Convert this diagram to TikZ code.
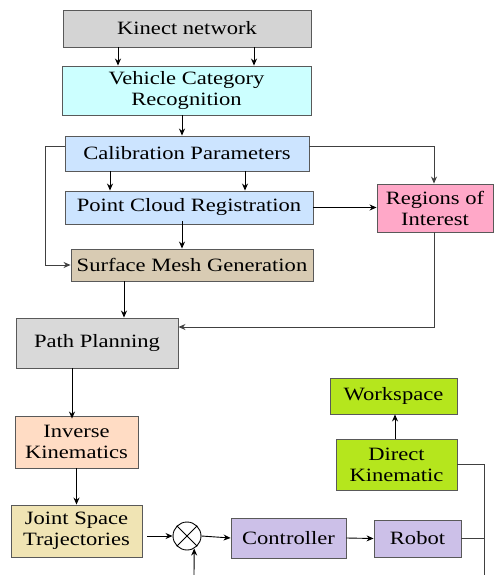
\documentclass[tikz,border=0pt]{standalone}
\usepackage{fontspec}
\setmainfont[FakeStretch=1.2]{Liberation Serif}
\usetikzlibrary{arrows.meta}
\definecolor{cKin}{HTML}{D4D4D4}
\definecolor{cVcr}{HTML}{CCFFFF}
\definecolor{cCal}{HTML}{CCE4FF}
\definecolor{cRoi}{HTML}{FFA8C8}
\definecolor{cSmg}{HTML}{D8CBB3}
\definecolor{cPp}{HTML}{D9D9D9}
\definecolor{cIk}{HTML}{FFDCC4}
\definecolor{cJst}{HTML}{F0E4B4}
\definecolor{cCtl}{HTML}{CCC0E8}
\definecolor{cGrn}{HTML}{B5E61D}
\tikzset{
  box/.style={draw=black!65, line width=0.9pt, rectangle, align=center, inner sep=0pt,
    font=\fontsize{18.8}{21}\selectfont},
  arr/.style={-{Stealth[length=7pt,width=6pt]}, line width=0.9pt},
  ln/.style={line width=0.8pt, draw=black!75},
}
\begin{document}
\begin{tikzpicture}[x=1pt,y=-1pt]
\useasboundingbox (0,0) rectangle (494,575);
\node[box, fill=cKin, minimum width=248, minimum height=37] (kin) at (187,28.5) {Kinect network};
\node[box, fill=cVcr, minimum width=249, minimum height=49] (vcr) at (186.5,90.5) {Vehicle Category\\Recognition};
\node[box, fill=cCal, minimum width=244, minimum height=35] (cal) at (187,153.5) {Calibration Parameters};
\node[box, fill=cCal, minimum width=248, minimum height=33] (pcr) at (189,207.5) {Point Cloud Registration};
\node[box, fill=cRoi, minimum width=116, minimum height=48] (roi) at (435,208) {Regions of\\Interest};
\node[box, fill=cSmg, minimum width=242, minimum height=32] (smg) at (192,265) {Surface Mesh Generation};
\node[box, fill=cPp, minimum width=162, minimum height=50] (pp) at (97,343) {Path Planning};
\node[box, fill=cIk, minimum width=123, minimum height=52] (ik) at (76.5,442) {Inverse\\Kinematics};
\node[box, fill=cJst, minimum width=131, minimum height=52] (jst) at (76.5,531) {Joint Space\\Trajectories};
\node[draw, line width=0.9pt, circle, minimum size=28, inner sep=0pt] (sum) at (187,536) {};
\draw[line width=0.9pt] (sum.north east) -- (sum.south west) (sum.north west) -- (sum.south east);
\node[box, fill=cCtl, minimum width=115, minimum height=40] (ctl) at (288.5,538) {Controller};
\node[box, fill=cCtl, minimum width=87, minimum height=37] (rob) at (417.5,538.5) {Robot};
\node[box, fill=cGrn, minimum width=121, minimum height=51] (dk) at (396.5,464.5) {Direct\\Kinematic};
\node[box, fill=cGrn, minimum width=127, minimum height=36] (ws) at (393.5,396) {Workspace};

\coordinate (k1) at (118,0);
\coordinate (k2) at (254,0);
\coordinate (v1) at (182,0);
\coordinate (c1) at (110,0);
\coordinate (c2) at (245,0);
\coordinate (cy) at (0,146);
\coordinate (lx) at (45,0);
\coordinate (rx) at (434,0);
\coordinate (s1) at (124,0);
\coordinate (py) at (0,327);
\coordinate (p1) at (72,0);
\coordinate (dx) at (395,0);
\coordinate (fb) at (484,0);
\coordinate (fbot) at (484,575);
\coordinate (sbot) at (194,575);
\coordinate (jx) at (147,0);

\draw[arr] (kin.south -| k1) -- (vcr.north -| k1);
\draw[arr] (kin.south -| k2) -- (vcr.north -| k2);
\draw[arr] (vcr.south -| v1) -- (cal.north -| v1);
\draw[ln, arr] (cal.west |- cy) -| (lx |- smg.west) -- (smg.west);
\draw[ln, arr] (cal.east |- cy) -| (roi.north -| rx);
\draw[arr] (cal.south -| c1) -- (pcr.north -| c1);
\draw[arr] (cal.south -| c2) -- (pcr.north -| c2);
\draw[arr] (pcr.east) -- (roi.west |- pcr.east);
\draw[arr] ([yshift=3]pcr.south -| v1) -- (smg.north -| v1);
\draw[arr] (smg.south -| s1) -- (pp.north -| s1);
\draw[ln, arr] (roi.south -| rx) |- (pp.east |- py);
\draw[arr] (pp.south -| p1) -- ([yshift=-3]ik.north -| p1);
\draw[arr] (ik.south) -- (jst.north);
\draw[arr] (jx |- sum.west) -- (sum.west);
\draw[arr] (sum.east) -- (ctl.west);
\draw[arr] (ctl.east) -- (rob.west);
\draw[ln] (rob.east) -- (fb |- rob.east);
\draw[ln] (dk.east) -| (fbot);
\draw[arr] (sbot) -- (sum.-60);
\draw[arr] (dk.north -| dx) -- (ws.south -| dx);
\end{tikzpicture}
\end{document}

The problem
Repeat the data exactly, dropping every picture it holds.

Solution to the exercise
Convert this diagram to TikZ code.
\documentclass[tikz,border=0pt]{standalone}
\usepackage{fontspec}
\setmainfont[FakeStretch=1.2]{Liberation Serif}
\usetikzlibrary{arrows.meta}
\definecolor{cKin}{HTML}{D4D4D4}
\definecolor{cVcr}{HTML}{CCFFFF}
\definecolor{cCal}{HTML}{CCE4FF}
\definecolor{cRoi}{HTML}{FFA8C8}
\definecolor{cSmg}{HTML}{D8CBB3}
\definecolor{cPp}{HTML}{D9D9D9}
\definecolor{cIk}{HTML}{FFDCC4}
\definecolor{cJst}{HTML}{F0E4B4}
\definecolor{cCtl}{HTML}{CCC0E8}
\definecolor{cGrn}{HTML}{B5E61D}
\tikzset{
  box/.style={draw=black!65, line width=0.9pt, rectangle, align=center, inner sep=0pt,
    font=\fontsize{18.8}{21}\selectfont},
  arr/.style={-{Stealth[length=7pt,width=6pt]}, line width=0.9pt},
  ln/.style={line width=0.8pt, draw=black!75},
}
\begin{document}
\begin{tikzpicture}[x=1pt,y=-1pt]
\useasboundingbox (0,0) rectangle (494,575);
\node[box, fill=cKin, minimum width=248, minimum height=37] (kin) at (187,28.5) {Kinect network};
\node[box, fill=cVcr, minimum width=249, minimum height=49] (vcr) at (186.5,90.5) {Vehicle Category\\Recognition};
\node[box, fill=cCal, minimum width=244, minimum height=35] (cal) at (187,153.5) {Calibration Parameters};
\node[box, fill=cCal, minimum width=248, minimum height=33] (pcr) at (189,207.5) {Point Cloud Registration};
\node[box, fill=cRoi, minimum width=116, minimum height=48] (roi) at (435,208) {Regions of\\Interest};
\node[box, fill=cSmg, minimum width=242, minimum height=32] (smg) at (192,265) {Surface Mesh Generation};
\node[box, fill=cPp, minimum width=162, minimum height=50] (pp) at (97,343) {Path Planning};
\node[box, fill=cIk, minimum width=123, minimum height=52] (ik) at (76.5,442) {Inverse\\Kinematics};
\node[box, fill=cJst, minimum width=131, minimum height=52] (jst) at (76.5,531) {Joint Space\\Trajectories};
\node[draw, line width=0.9pt, circle, minimum size=28, inner sep=0pt] (sum) at (187,536) {};
\draw[line width=0.9pt] (sum.north east) -- (sum.south west) (sum.north west) -- (sum.south east);
\node[box, fill=cCtl, minimum width=115, minimum height=40] (ctl) at (288.5,538) {Controller};
\node[box, fill=cCtl, minimum width=87, minimum height=37] (rob) at (417.5,538.5) {Robot};
\node[box, fill=cGrn, minimum width=121, minimum height=51] (dk) at (396.5,464.5) {Direct\\Kinematic};
\node[box, fill=cGrn, minimum width=127, minimum height=36] (ws) at (393.5,396) {Workspace};

\coordinate (k1) at (118,0);
\coordinate (k2) at (254,0);
\coordinate (v1) at (182,0);
\coordinate (c1) at (110,0);
\coordinate (c2) at (245,0);
\coordinate (cy) at (0,146);
\coordinate (lx) at (45,0);
\coordinate (rx) at (434,0);
\coordinate (s1) at (124,0);
\coordinate (py) at (0,327);
\coordinate (p1) at (72,0);
\coordinate (dx) at (395,0);
\coordinate (fb) at (484,0);
\coordinate (fbot) at (484,575);
\coordinate (sbot) at (194,575);
\coordinate (jx) at (147,0);

\draw[arr] (kin.south -| k1) -- (vcr.north -| k1);
\draw[arr] (kin.south -| k2) -- (vcr.north -| k2);
\draw[arr] (vcr.south -| v1) -- (cal.north -| v1);
\draw[ln, arr] (cal.west |- cy) -| (lx |- smg.west) -- (smg.west);
\draw[ln, arr] (cal.east |- cy) -| (roi.north -| rx);
\draw[arr] (cal.south -| c1) -- (pcr.north -| c1);
\draw[arr] (cal.south -| c2) -- (pcr.north -| c2);
\draw[arr] (pcr.east) -- (roi.west |- pcr.east);
\draw[arr] ([yshift=3]pcr.south -| v1) -- (smg.north -| v1);
\draw[arr] (smg.south -| s1) -- (pp.north -| s1);
\draw[ln, arr] (roi.south -| rx) |- (pp.east |- py);
\draw[arr] (pp.south -| p1) -- ([yshift=-3]ik.north -| p1);
\draw[arr] (ik.south) -- (jst.north);
\draw[arr] (jx |- sum.west) -- (sum.west);
\draw[arr] (sum.east) -- (ctl.west);
\draw[arr] (ctl.east) -- (rob.west);
\draw[ln] (rob.east) -- (fb |- rob.east);
\draw[ln] (dk.east) -| (fbot);
\draw[arr] (sbot) -- (sum.-60);
\draw[arr] (dk.north -| dx) -- (ws.south -| dx);
\end{tikzpicture}
\end{document}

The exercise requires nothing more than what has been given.